Oral probiotic use in CRS has been assessed in several studies. The use of oral Enterococcus faecalis showed benefit in treating CRS and recurrent acute rhinosinusitis in two studies.65, 66 The benefit was seen to last for up to 8 months in one randomized study in which probiotic was administered for 6 months.65 Although the use of probiotics is well described in gastrointestinal research, the use in CRS remains limited.

Virome, mycobiome and future research

A large number of DNA viruses, single-stranded RNA viruses and bacteriophages have been detected in healthy adults.67 Several studies have shown a variety of abundance of viruses in CRS including coronavirus.68, 69, 70, 71 Virus replication can damage the mucosal lining and increase the bacterial adhesion to the mucosa. These factors may play a role in the pathogenesis of CRS. As the techniques of identifying these organisms improve along with better understanding and identification of the taxa, a better understanding of sinonasal virome will develop.

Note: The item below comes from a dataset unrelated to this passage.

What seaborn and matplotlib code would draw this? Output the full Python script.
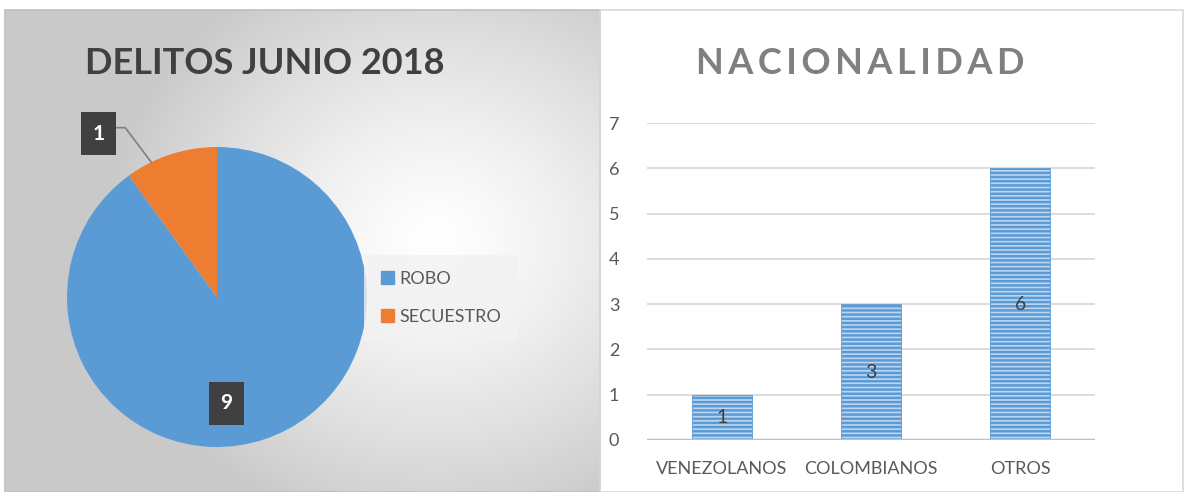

Several molecular based studies have determined mycobiome of the sinus mucosa.72, 73, 74

Cryptococcus neoformans, Aspergillus species and Malassezia species have all been identified in CRS mucosa with the Malassezia also being seen in healthy sinus mucosa.75 The newer targets with sequencing approaches are detecting fungi more often in healthy and inflamed sinus mucosa.74 Prior research has also shown that fungi can interact with S. aureus and P. aeruginosa in the sinonasal mucosa.76, 77 Fungi may act synergistically with pathogenic bacterial colonies to play a role in the pathogenesis of CRS.34

Our understanding of microorganisms in the paranasal sinus is still in its incomplete. Although there is some association between the viral, fungal and bacterial organisms and CRS, the exact nature and importance of the relationship is still unclear.

Conclusion

The role played by microbiomes in CRS is difficult to be clearly defined at the current time due to the difficulties in the laboratory techniques and small studies with limited sample size. As larger, longitudinal and multilevel studies are being designed, the role of microbiomes in CRS and the role for specific treatments such as probiotics and “mucus” transplantation would become more clear. Rapid progress is also being made in laboratory techniques that enable determination of the composition of the sinonasal microbiome in CRS. Hopefully, the result of current investigations will soon inform antibiotic, probiotic and surgical treatments.

Conflicts of interest

Rahuram Sivasubramaniam and Richard Douglas declare no actual or potential conflicts of interest.